— BEGIN SOURCE EXCERPT —
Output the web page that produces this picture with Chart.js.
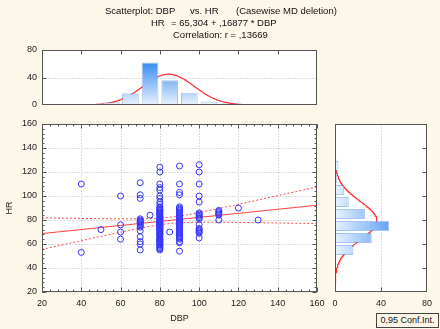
<!DOCTYPE html>
<html><head><meta charset="utf-8">
<script src="https://cdn.jsdelivr.net/npm/chart.js@4/dist/chart.umd.min.js"></script>
<style>
html,body{margin:0;padding:0;background:#fdf7ea;}
#wrap{position:relative;width:440px;height:329px;overflow:hidden;font-family:"Liberation Sans",Arial,sans-serif;color:#111;}
canvas{position:absolute;left:0;top:0;}
.t{position:absolute;font-size:9.5px;white-space:pre;line-height:12px;}
#leg{position:absolute;left:376px;top:313px;width:61px;height:13px;border:1px solid #444;font-size:9px;line-height:13px;text-align:center;background:#fdf7ea;}
</style></head><body>
<div id="wrap">
<canvas id="cTop" width="440" height="329"></canvas>
<canvas id="cRight" width="440" height="329"></canvas>
<canvas id="cMain" width="440" height="329"></canvas>
<div class="t" style="left:105px;top:5px">Scatterplot: DBP</div>
<div class="t" style="left:190px;top:5px">vs. HR</div>
<div class="t" style="left:236px;top:5px">(Casewise MD deletion)</div>
<div class="t" style="left:151px;top:17px">HR</div>
<div class="t" style="left:171px;top:17px">= 65,304 + ,16877 * DBP</div>
<div class="t" style="left:173px;top:29px">Correlation: r = ,13669</div>
<div id="leg">0,95 Conf.Int.</div>
</div>
<script>
// ---- data ----
const dbpColumns = [40, 50, 60, 70, 75, 80, 85, 90, 100, 110, 120, 130];
const hrByColumn = [
  [110, 53],
  [72],
  [100, 76, 70, 64],
  [111, 101, 98, 81, 80, 79, 78, 77, 76, 75, 74, 71, 66, 62, 60, 55, 78],
  [84],
  [124, 120, 110, 107, 105, 100, 98, 95, 93, 91, 90, 89, 88, 87, 86, 85, 84, 83, 82, 81,
   80, 80, 79, 78, 77, 76, 75, 75, 74, 73, 72, 71, 70, 70, 69, 68, 67, 66, 65, 64,
   63, 62, 61, 60, 60, 59, 58, 57, 56, 55, 80, 78, 76, 72, 68, 64, 62, 85, 88, 82, 74],
  [70],
  [125, 110, 103, 101, 91, 90, 89, 88, 87, 86, 85, 84, 83, 82, 81, 80, 79, 78, 77, 76,
   75, 74, 73, 72, 71, 70, 69, 68, 67, 66, 65, 64, 62, 61, 54],
  [126, 120, 110, 100, 95, 86, 85, 84, 83, 82, 81, 76, 73, 72, 71, 70, 69, 65],
  [88, 87, 86, 85, 84, 80],
  [90],
  [80]
];
const dbpBinCenters = [35, 45, 55, 65, 75, 85, 95, 105, 115, 125];
const dbpBinCounts  = [1, 1, 4, 17, 62, 36, 18, 5, 1, 1];
const hrBinCenters  = [55, 65, 75, 85, 95, 105, 115, 125];
const hrBinCounts   = [16, 32, 47, 26, 12, 8, 2, 3];
const mainXTicks = [20, 40, 60, 80, 100, 120, 140, 160];
const mainYTicks = [20, 40, 60, 80, 100, 120, 140, 160];
const histCountTicks = [0, 40, 80];
// fit parameters (from the title / fitted curves)
const regIntercept = 65.304, regSlope = 0.16877;
const nObs = 146, binWidth = 10;
const dbpMean = 84.5, dbpSD = 13.0, hrMean = 79.5, hrSD = 16.0;
const residSE = 15.85, tCrit = 1.976;

// ---- derived ----
const points = [];
dbpColumns.forEach((d, i) => hrByColumn[i].forEach(h => points.push({x: d, y: h})));
const sxx = (nObs - 1) * dbpSD * dbpSD;
const fitLine = [], ciUpper = [], ciLower = [];
for (let x = 20; x <= 160; x += 2) {
  const yh = regIntercept + regSlope * x;
  const se = tCrit * residSE * Math.sqrt(1 / nObs + (x - dbpMean) * (x - dbpMean) / sxx);
  fitLine.push({x, y: yh}); ciUpper.push({x, y: yh + se}); ciLower.push({x, y: yh - se});
}
function normalCurve(mean, sd) {
  const out = [];
  for (let v = mean - 3.3 * sd; v <= mean + 3.3 * sd; v += 0.5) {
    const z = (v - mean) / sd;
    out.push({v, c: nObs * binWidth * Math.exp(-0.5 * z * z) / (sd * Math.sqrt(2 * Math.PI))});
  }
  return out;
}
const topCurve = normalCurve(dbpMean, dbpSD).map(p => ({x: p.v, y: p.c}));
const rightCurve = normalCurve(hrMean, hrSD).map(p => ({x: p.c, y: p.v}));

Chart.defaults.font.family = '"Liberation Sans", Arial, sans-serif';
Chart.defaults.font.size = 9;
Chart.defaults.color = '#1a1a1a';

const framePlugin = {
  id: 'frame',
  beforeDatasetsDraw(chart, args, o) {
    const {ctx, chartArea: a, scales} = chart;
    ctx.save();
    ctx.fillStyle = '#ffffff';
    ctx.fillRect(a.left, a.top, a.right - a.left, a.bottom - a.top);
    ctx.strokeStyle = '#dcdcdc'; ctx.lineWidth = 1; ctx.setLineDash([2, 1]);
    (o.gridX || []).forEach(v => { const p = Math.round(scales.x.getPixelForValue(v)) + 0.5;
      ctx.beginPath(); ctx.moveTo(p, a.top); ctx.lineTo(p, a.bottom); ctx.stroke(); });
    (o.gridY || []).forEach(v => { const p = Math.round(scales.y.getPixelForValue(v)) + 0.5;
      ctx.beginPath(); ctx.moveTo(a.left, p); ctx.lineTo(a.right, p); ctx.stroke(); });
    ctx.restore();
  },
  afterDatasetsDraw(chart, args, o) {
    const {ctx, chartArea: a, scales} = chart;
    ctx.save();
    ctx.strokeStyle = '#555'; ctx.lineWidth = 1;
    const L = Math.round(a.left) + 0.5, R = Math.round(a.right) - 0.5, T = Math.round(a.top) + 0.5, B = Math.round(a.bottom) - 0.5;
    ctx.strokeRect(L, T, R - L, B - T);
    const tk = (list, len, sides, axis) => (list || []).forEach(v => {
      const p = Math.round(scales[axis].getPixelForValue(v)) + 0.5;
      ctx.beginPath();
      if (axis === 'x') {
        if (sides.includes('t')) { ctx.moveTo(p, T); ctx.lineTo(p, T + len); }
        if (sides.includes('b')) { ctx.moveTo(p, B); ctx.lineTo(p, B - len); }
      } else {
        if (sides.includes('l')) { ctx.moveTo(L, p); ctx.lineTo(L + len, p); }
        if (sides.includes('r')) { ctx.moveTo(R, p); ctx.lineTo(R - len, p); }
      }
      ctx.stroke();
    });
    tk(o.xMajor, 4, o.xSides || '', 'x'); tk(o.xMinor, 2, o.xSides || '', 'x');
    tk(o.yMajor, 4, o.ySides || '', 'y'); tk(o.yMinor, 2, o.ySides || '', 'y');
    ctx.restore();
  }
};

function gradV(ctx) {
  const a = ctx.chart.chartArea; if (!a) return '#9cc6f6';
  const g = ctx.chart.ctx.createLinearGradient(0, a.bottom, 0, a.top);
  g.addColorStop(0, '#e8f2fd'); g.addColorStop(1, '#066ced'); return g;
}
function gradH(ctx) {
  const a = ctx.chart.chartArea; if (!a) return '#9cc6f6';
  const g = ctx.chart.ctx.createLinearGradient(a.left, 0, a.right, 0);
  g.addColorStop(0, '#e8f2fd'); g.addColorStop(1, '#066ced'); return g;
}
const minorOf = (lo, hi, step) => { const r = []; for (let v = lo; v <= hi; v += step) r.push(v); return r; };
const noGrid = {display: false, drawTicks: false};

new Chart(document.getElementById('cMain'), {
  type: 'scatter',
  data: {datasets: [
    {data: points, pointRadius: 3, pointBorderColor: '#3535ff', pointBackgroundColor: 'rgba(0,0,0,0)', pointBorderWidth: 1, showLine: false},
    {type: 'line', data: fitLine, borderColor: '#ff3a3a', borderWidth: 1, pointRadius: 0, showLine: true},
    {type: 'line', data: ciUpper, borderColor: '#ff4a4a', borderWidth: 1, borderDash: [2, 2], pointRadius: 0, showLine: true},
    {type: 'line', data: ciLower, borderColor: '#ff4a4a', borderWidth: 1, borderDash: [2, 2], pointRadius: 0, showLine: true}
  ]},
  options: {
    responsive: false, animation: false, devicePixelRatio: 1,
    layout: {padding: {left: 0, top: 124, right: 123, bottom: 0}},
    plugins: {legend: {display: false}, tooltip: {enabled: false},
      frame: {gridX: [40, 60, 80, 100, 120, 140], gridY: [40, 60, 80, 100, 120, 140],
        xMajor: mainXTicks, xMinor: minorOf(20, 160, 4), xSides: 'tb',
        yMajor: mainYTicks, yMinor: minorOf(20, 160, 4), ySides: 'lr'}},
    scales: {
      x: {type: 'linear', min: 20, max: 160, afterBuildTicks: s => { s.ticks = mainXTicks.map(v => ({value: v})); },
          ticks: {padding: 6}, grid: noGrid, border: {display: false},
          title: {display: true, text: 'DBP', font: {size: 9}, padding: {top: 0, bottom: 5}},
          afterFit: s => { s.height = 37; }},
      y: {type: 'linear', min: 20, max: 160, afterBuildTicks: s => { s.ticks = mainYTicks.map(v => ({value: v})); },
          ticks: {padding: 5}, grid: noGrid, border: {display: false},
          title: {display: true, text: 'HR', font: {size: 9}, padding: {top: 4, bottom: 0}},
          afterFit: s => { s.width = 42; }}
    }
  },
  plugins: [framePlugin]
});

new Chart(document.getElementById('cTop'), {
  type: 'bar',
  data: {datasets: [
    {type: 'bar', data: dbpBinCenters.map((x, i) => ({x, y: dbpBinCounts[i]})), backgroundColor: gradV,
     borderColor: 'rgba(90,150,230,0.55)', borderWidth: 1, barPercentage: 0.85, categoryPercentage: 1},
    {type: 'line', data: topCurve, borderColor: '#ff2a2a', borderWidth: 1.2, pointRadius: 0, tension: 0}
  ]},
  options: {
    responsive: false, animation: false, devicePixelRatio: 1,
    layout: {padding: {left: 0, top: 50, right: 123, bottom: 224}},
    plugins: {legend: {display: false}, tooltip: {enabled: false},
      frame: {gridY: [40], xMajor: [40, 60, 80, 100, 120, 140], xSides: 't', yMajor: [40], ySides: 'l'}},
    scales: {
      x: {type: 'linear', min: 20, max: 160, display: false, offset: false},
      y: {type: 'linear', min: 0, max: 80, afterBuildTicks: s => { s.ticks = histCountTicks.map(v => ({value: v})); },
          ticks: {padding: 5}, grid: noGrid, border: {display: false}, afterFit: s => { s.width = 42; }}
    }
  },
  plugins: [framePlugin]
});

new Chart(document.getElementById('cRight'), {
  type: 'bar',
  data: {datasets: [
    {type: 'bar', indexAxis: 'y', data: hrBinCenters.map((y, i) => ({x: hrBinCounts[i], y})), backgroundColor: gradH,
     borderColor: 'rgba(90,150,230,0.55)', borderWidth: 1, barPercentage: 0.85, categoryPercentage: 1},
    {type: 'line', indexAxis: 'y', data: rightCurve, borderColor: '#ff2a2a', borderWidth: 1.2, pointRadius: 0, tension: 0}
  ]},
  options: {
    indexAxis: 'y',
    responsive: false, animation: false, devicePixelRatio: 1,
    layout: {padding: {left: 335, top: 124, right: 13, bottom: 0}},
    plugins: {legend: {display: false}, tooltip: {enabled: false},
      frame: {gridX: [40], xMajor: [40], xSides: 'b', yMajor: [40, 60, 80, 100, 120, 140], ySides: 'r'}},
    scales: {
      x: {type: 'linear', min: 0, max: 80, afterBuildTicks: s => { s.ticks = histCountTicks.map(v => ({value: v})); },
          ticks: {padding: 6}, grid: noGrid, border: {display: false}, afterFit: s => { s.height = 37; }},
      y: {type: 'linear', min: 20, max: 160, display: false, offset: false}
    }
  },
  plugins: [framePlugin]
});
</script>
</body></html>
— END SOURCE EXCERPT —
## WHAT THE TASK REQUIRES
Count up every line above that has the word "picture" in it; answer with the number alone.

## REPLY TO THE EXERCISE
1